Chipotle peppers are red jalapenos that have been dry roasted and
smoked. They are already dry when you buy them. You CAN buy ground
chipotle. I've had pretty good luck using it. Start with a tiny
amount say 1/8 teaspoon in a cup of tomato sauce. Taste (just a
couple of drops will do) and you will know how powerful the chile is.
The smoky flavor will still come thru at small quantities. I buy my
chipotle at my supermarket in bulk. An ounce will last me quite a
while (cooking for one).
Lynn in Fargo
amybody else have a way to "test" chile strength?

Sure, same way to test the seasoning of any dish, taste!
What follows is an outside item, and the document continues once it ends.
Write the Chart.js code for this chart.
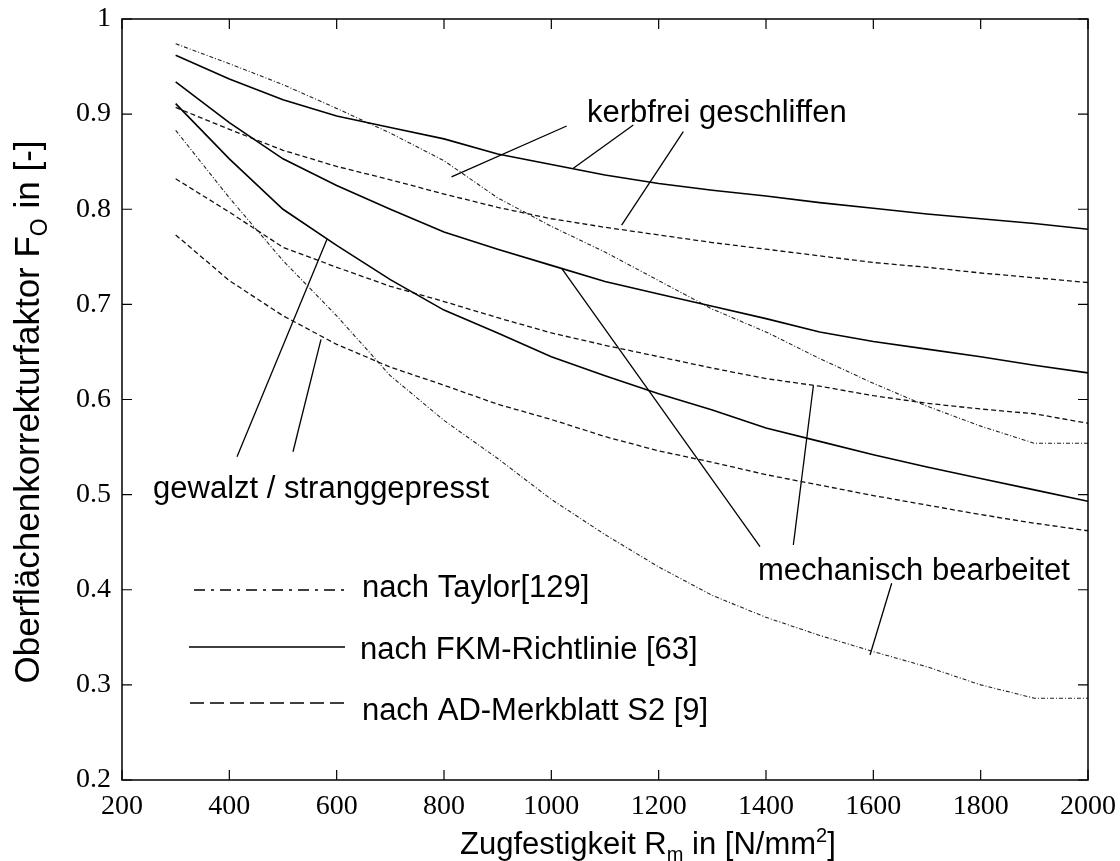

Penzeys sells naturally smoked paprika, has great depth of smokiness with no
heat.... I'd think enough to satisfy the degree of smokiness desired with a
small amount of any hot pepper would be quite satisfactory... allows one to
add the two factors separately... add a little at a time and taste as you go
That's the one thing I never liked about chipotle, in order to have enough
smokiness the dish needs to be too hot, at least for me... I don't have the
powdered but I have a bunch of whole chipolte, will probably last me
forever... to me it's tantamont to cheap chili powder that contains too much
salt. To me the ratio of heat to smokiness of chipolte is way off the scale
to the hot side. And I grow jalopenos... there is no way to know the degree
of heat without tasting and every pepper is different, even off the same
plant. Some years I've grown jalopenos and they've been so wimpy you could
eat a bunch out of hand, other years they're so hot they're deliriously
dangerous... and all grown from the same seed, go figure. Obviously has a
lot to do with the weather and how long each is left on the plant.